Operation Epsilon has now been fully cast and the role of Major T.H. Rittner is played by Simon Bubb who moved to South London from his childhood home in Essex when he came to study drama at the Webber Douglas Academy and never left.

Simon spoke to the News about discovering a love for acting at school when he was about 12: ‘You can let your creative imagination run wild but it’s also a craft, and you never stop learning new skills.’

His career so far has included landmark productions like the original War Horse, although his favourite stage experience up to this point was playing Benedict in Much Ado at the Globe: ‘It’s the most fun part in Shakespeare and the audience response was incredible’ he remembers. 

He tells me how proud he is to have been part of iconic comedies like W1A and Ghosts and says we can see him in the new series of The Madame Blanc Mysteries on Channel 5 early next year.

But like many actors, Simon likes to test the water on the dark side: ‘I’ve enjoyed being the baddie in TV crime shows like Silent Witness and Father Brown,’ he says with a sinister smile.

The role in Operation Epsilon offers added benefits for Simon; ‘I love history so I especially like doing plays set in the past – it’s fascinating doing the research… Operation Epsilon has been so interesting in that respect because it was such an extraordinary moment in history; although I could spend years researching nuclear physics and I still wouldn’t understand it!’

Thankfully, Simon doesn’t have to because his character, Major Rittner, is the only non-scientist in the play. ‘He has the task of keeping all these German scientists happy which means suppressing his own feelings about how they were working for the Nazis.’Adding. ‘At times that anger comes to the surface.’

I asked about rehearsals and they appear to be going well: ’It’s rare to do a play that has such a large and genuine ensemble cast.
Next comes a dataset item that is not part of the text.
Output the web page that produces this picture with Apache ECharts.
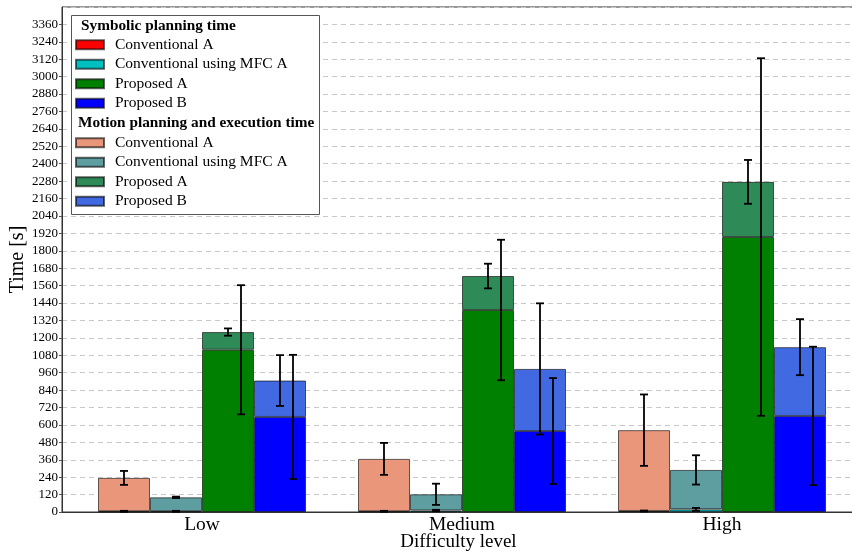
<!DOCTYPE html>
<html><head><meta charset="utf-8">
<script src="https://cdn.jsdelivr.net/npm/echarts@6/dist/echarts.min.js"></script>
<style>html,body{margin:0;padding:0;background:#fff}#c{width:852px;height:552px}</style>
</head><body><div id="c"></div>
<script>
// ---- data ----
const categories = ['Low', 'Medium', 'High'];
const methods = ['Conventional A', 'Conventional using MFC A', 'Proposed A', 'Proposed B'];
const yTicks = { min: 0, max: 3480, step: 120 };
// symbolic planning time (mean) per method, per difficulty
const symbolicMean = [
  [5, 5, 7],
  [5, 10, 18],
  [1118, 1392, 1895],
  [655, 558, 662]
];
const symbolicErr = [
  [3, 3, 3],
  [3, 5, 10],
  [445, 484, 1232],
  [428, 365, 477]
];
// motion planning and execution time (mean) per method, per difficulty
const motionMean = [
  [230, 361, 557],
  [96, 112, 272],
  [122, 234, 380],
  [251, 428, 474]
];
const motionErr = [
  [48, 110, 246],
  [5, 73, 101],
  [25, 85, 151],
  [175, 452, 193]
];

// ---- styles ----
const FONT = 'Liberation Serif';
const symColors = ['#ff0000', '#00bfbf', '#008000', '#0000ff'];
const motColors = ['#e9967a', '#5f9ea0', '#2e8b57', '#4169e1'];
const BAR_W = 52;

const series = [];
methods.forEach((m, k) => {
  series.push({
    name: 'sym|' + m, type: 'bar', stack: 's' + k, barWidth: BAR_W, barGap: '0%',
    xAxisIndex: 1, yAxisIndex: 1,
    itemStyle: { color: symColors[k], borderColor: 'rgba(0,0,0,0.6)', borderWidth: 1 },
    data: symbolicMean[k], z: 2
  });
});
methods.forEach((m, k) => {
  series.push({
    name: 'mot|' + m, type: 'bar', stack: 's' + k, barWidth: BAR_W, barGap: '0%',
    xAxisIndex: 1, yAxisIndex: 1,
    itemStyle: { color: motColors[k], borderColor: 'rgba(0,0,0,0.6)', borderWidth: 1 },
    data: motionMean[k], z: 2
  });
});

const errData = [];
methods.forEach((m, k) => {
  categories.forEach((c, i) => {
    const s = symbolicMean[k][i];
    errData.push([i, s - symbolicErr[k][i], s + symbolicErr[k][i], k, 1]);
    const t = s + motionMean[k][i];
    errData.push([i, t - motionErr[k][i], t + motionErr[k][i], k, 0]);
  });
});

series.push({
  type: 'custom', name: 'err', z: 10, silent: true,
  xAxisIndex: 1, yAxisIndex: 1,
  encode: { x: 0, y: [1, 2] },
  data: errData,
  renderItem(params, api) {
    const x = api.value(0), lo = api.value(1), hi = api.value(2), k = api.value(3), kind = api.value(4);
    const pLo = api.coord([x, lo]), pHi = api.coord([x, hi]);
    const cx = pLo[0] + (k - 1.5) * BAR_W + (kind === 1 && k >= 2 ? BAR_W / 4 : 0);
    const cap = 4;
    const st = { stroke: '#000', lineWidth: 1.8 };
    return {
      type: 'group', children: [
        { type: 'line', shape: { x1: cx, y1: pLo[1], x2: cx, y2: pHi[1] }, style: st },
        { type: 'line', shape: { x1: cx - cap, y1: pLo[1], x2: cx + cap, y2: pLo[1] }, style: st },
        { type: 'line', shape: { x1: cx - cap, y1: pHi[1], x2: cx + cap, y2: pHi[1] }, style: st }
      ]
    };
  }
});

const legendCommon = {
  orient: 'vertical', left: 75, padding: 0, itemGap: 0, itemWidth: 28, itemHeight: 9, icon: 'rect',
  formatter: n => n.split('|')[1],
  textStyle: { fontFamily: FONT, fontSize: 15.5, color: '#000', lineHeight: 19.5, padding: [0, 0, 0, 6] },
  selectedMode: false, z: 6
};

const chart = echarts.init(document.getElementById('c'));
chart.setOption({
  animation: false,
  backgroundColor: '#fff',
  grid: [
    { left: 62, right: -3, top: 7, bottom: 40, show: true, borderColor: '#333', borderWidth: 1, outerBoundsMode: 'none', containLabel: false },
    { left: 72, right: 0, top: 7, bottom: 40, outerBoundsMode: 'none', containLabel: false }
  ],
  xAxis: [
    {
      gridIndex: 0, type: 'value', min: 0, max: 1,
      name: 'Difficulty level', nameLocation: 'middle', nameGap: 21,
      nameTextStyle: { fontFamily: FONT, fontSize: 19, color: '#000' },
      axisLine: { show: true, lineStyle: { color: '#333' } },
      axisTick: { show: false }, splitLine: { show: false }, axisLabel: { show: false }
    },
    {
      gridIndex: 1, type: 'category', data: categories,
      axisLine: { show: false }, axisTick: { show: false }, splitLine: { show: false },
      axisLabel: { fontFamily: FONT, fontSize: 19.5, color: '#000', margin: 3 }
    }
  ],
  yAxis: [
    {
      gridIndex: 0, type: 'value', min: yTicks.min, max: yTicks.max, interval: yTicks.step,
      name: 'Time [s]', nameLocation: 'middle', nameGap: 34, nameMoveOverlap: false,
      nameTextStyle: { fontFamily: FONT, fontSize: 20, color: '#000' },
      axisLine: { show: true, lineStyle: { color: '#333' } },
      axisTick: { show: true, length: 3, lineStyle: { color: '#555' } },
      axisLabel: { fontFamily: FONT, fontSize: 13, color: '#000', margin: 4, showMaxLabel: false, formatter: v => String(v) },
      splitLine: { show: true, lineStyle: { color: '#c8c8c8', type: [5, 4], width: 1 } }
    },
    {
      gridIndex: 1, type: 'value', min: yTicks.min, max: yTicks.max, interval: yTicks.step,
      axisLine: { show: false }, axisTick: { show: false }, axisLabel: { show: false }, splitLine: { show: false }
    }
  ],
  legend: [
    Object.assign({}, legendCommon, { top: 35, data: methods.map(m => 'sym|' + m) }),
    Object.assign({}, legendCommon, { top: 133, data: methods.map(m => 'mot|' + m) })
  ],
  graphic: [
    { type: 'rect', z: 3, shape: { x: 71.5, y: 15.5, width: 248, height: 199 },
      style: { fill: '#fff', stroke: '#555', lineWidth: 1 } },
    { type: 'text', z: 7, x: 81, y: 26, style: { text: 'Symbolic planning time', font: 'bold 15.3px "Liberation Serif"', fill: '#000', verticalAlign: 'middle' } },
    { type: 'text', z: 7, x: 78, y: 123.5, style: { text: 'Motion planning and execution time', font: 'bold 15.3px "Liberation Serif"', fill: '#000', verticalAlign: 'middle' } }
  ],
  series
});
</script></body></html>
It’s beautifully written – each character is so well drawn and everybody gets their moment, and it helps having some great actors on board. We’re only one week into rehearsals and already there have been some spine-tingling moments.’

Joining Simon will be: Nicholas Armfield (Horst Korsching), Jamie Bogyo (Carl Friederich von Weizsäcker), Simon Chandler (Max von Laue), Matthew Duckett (Erich Bagge), Jake Mann (Karl Wirtz), Olivier Award winner Nathaniel Parker (Otto Hahn), Peter Prentice (Paul Harteck), Leighton Pugh (Walter Gerlach), Simon Rhodes (Kurt Diebner), and Gyuri Sarossy (Werner Heisenberg). Andy Sandberg directs.

Southwark Playhouse, Elephant, 1 Dante Place, London, SE11 4RX from 15 September – 21 October. Times: Mon–Sat: 7.45pm; Thu & Sat: 2.30pm. Admission: Previews £16, full price £32, concessions £25.50.